## Do this
All the data should be repeated exactly. Any image in it is left out.

****

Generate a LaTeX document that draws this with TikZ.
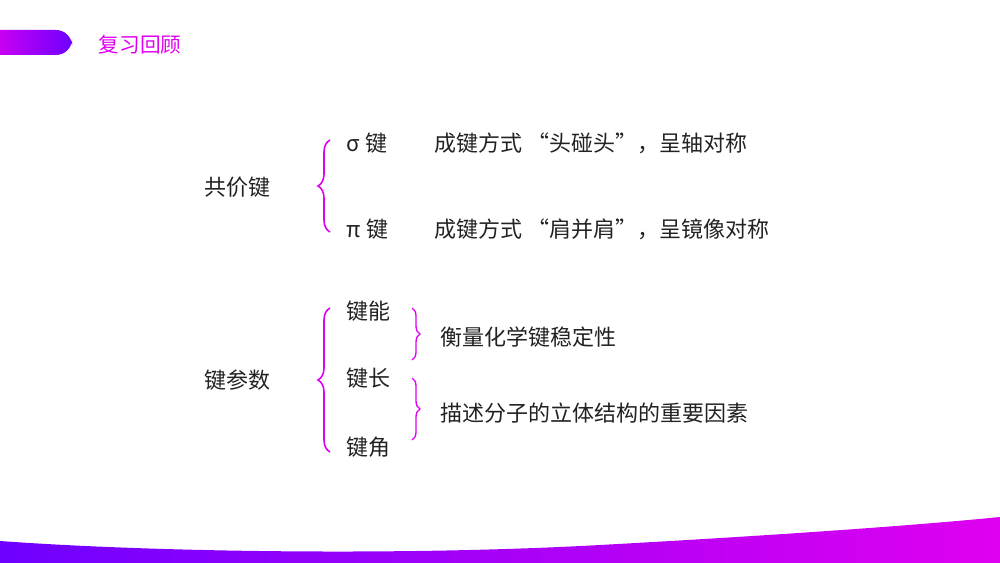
\documentclass[tikz,border=0pt]{standalone}
\usepackage{fontspec}
\setmainfont{Noto Sans CJK SC}
\usetikzlibrary{decorations.pathreplacing,positioning}
\definecolor{magentapink}{HTML}{E000F0}
\definecolor{violetblue}{HTML}{6E00FF}
\definecolor{darktext}{HTML}{222222}
\begin{document}
\begin{tikzpicture}[x=0.75pt, y=-0.75pt,
    every node/.style={text=darktext, font=\fontsize{16.5pt}{18pt}\selectfont},
    lbl/.style={anchor=west},
    bigbrace/.style={draw=magentapink, line width=1.2pt, decorate,
                     decoration={brace, amplitude=9pt}},
    smallbrace/.style={draw=magentapink, line width=1pt, decorate,
                     decoration={brace, amplitude=6pt}}
    ]
\useasboundingbox (0,0) rectangle (1000,563);
% decoration
\shade[left color=magentapink, right color=violetblue, rounded corners=12pt]
  (-20,30) rectangle (72,55);
\node[text=magentapink, font=\fontsize{15.5pt}{17pt}\selectfont, lbl] (title) at (94,45) {复习回顾};
\shade[left color=violetblue, right color=magentapink]
  (0,541) .. controls (150,552) and (400,556) .. (600,545)
  .. controls (800,534) and (930,524) .. (1000,517) -- (1000,563) -- (0,563) -- cycle;

% covalent bond
\node (gjj) at (237,187) {共价键};
\draw[bigbrace] (330,232) -- (330,140);
\node[lbl] (sig) at (342,143) {σ 键};
\node[lbl] (pi) at (342,229) {π 键};
\node[lbl] (sigt) at (430,143) {成键方式 “头碰头”，呈轴对称};
\node[lbl] (pit) at (430,229) {成键方式 “肩并肩”，呈镜像对称};

% bond parameters
\node (jcs) at (237,380) {键参数};
\draw[bigbrace] (330,452) -- (330,308);
\node[lbl] (jn) at (342,311) {键能};
\node[lbl] (jc) at (342,378) {键长};
\node[lbl] (jj) at (342,447) {键角};
\draw[smallbrace] (412,308) -- (412,360);
\draw[smallbrace] (412,378) -- (412,440);
\node[lbl] (wd) at (436,337) {衡量化学键稳定性};
\node[lbl] (ls) at (436,413) {描述分子的立体结构的重要因素};
\end{tikzpicture}
\end{document}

****

## Response for this exercise
Generate a LaTeX document that draws this with TikZ.
\documentclass[tikz,border=0pt]{standalone}
\usepackage{fontspec}
\setmainfont{Noto Sans CJK SC}
\usetikzlibrary{decorations.pathreplacing,positioning}
\definecolor{magentapink}{HTML}{E000F0}
\definecolor{violetblue}{HTML}{6E00FF}
\definecolor{darktext}{HTML}{222222}
\begin{document}
\begin{tikzpicture}[x=0.75pt, y=-0.75pt,
    every node/.style={text=darktext, font=\fontsize{16.5pt}{18pt}\selectfont},
    lbl/.style={anchor=west},
    bigbrace/.style={draw=magentapink, line width=1.2pt, decorate,
                     decoration={brace, amplitude=9pt}},
    smallbrace/.style={draw=magentapink, line width=1pt, decorate,
                     decoration={brace, amplitude=6pt}}
    ]
\useasboundingbox (0,0) rectangle (1000,563);
% decoration
\shade[left color=magentapink, right color=violetblue, rounded corners=12pt]
  (-20,30) rectangle (72,55);
\node[text=magentapink, font=\fontsize{15.5pt}{17pt}\selectfont, lbl] (title) at (94,45) {复习回顾};
\shade[left color=violetblue, right color=magentapink]
  (0,541) .. controls (150,552) and (400,556) .. (600,545)
  .. controls (800,534) and (930,524) .. (1000,517) -- (1000,563) -- (0,563) -- cycle;

% covalent bond
\node (gjj) at (237,187) {共价键};
\draw[bigbrace] (330,232) -- (330,140);
\node[lbl] (sig) at (342,143) {σ 键};
\node[lbl] (pi) at (342,229) {π 键};
\node[lbl] (sigt) at (430,143) {成键方式 “头碰头”，呈轴对称};
\node[lbl] (pit) at (430,229) {成键方式 “肩并肩”，呈镜像对称};

% bond parameters
\node (jcs) at (237,380) {键参数};
\draw[bigbrace] (330,452) -- (330,308);
\node[lbl] (jn) at (342,311) {键能};
\node[lbl] (jc) at (342,378) {键长};
\node[lbl] (jj) at (342,447) {键角};
\draw[smallbrace] (412,308) -- (412,360);
\draw[smallbrace] (412,378) -- (412,440);
\node[lbl] (wd) at (436,337) {衡量化学键稳定性};
\node[lbl] (ls) at (436,413) {描述分子的立体结构的重要因素};
\end{tikzpicture}
\end{document}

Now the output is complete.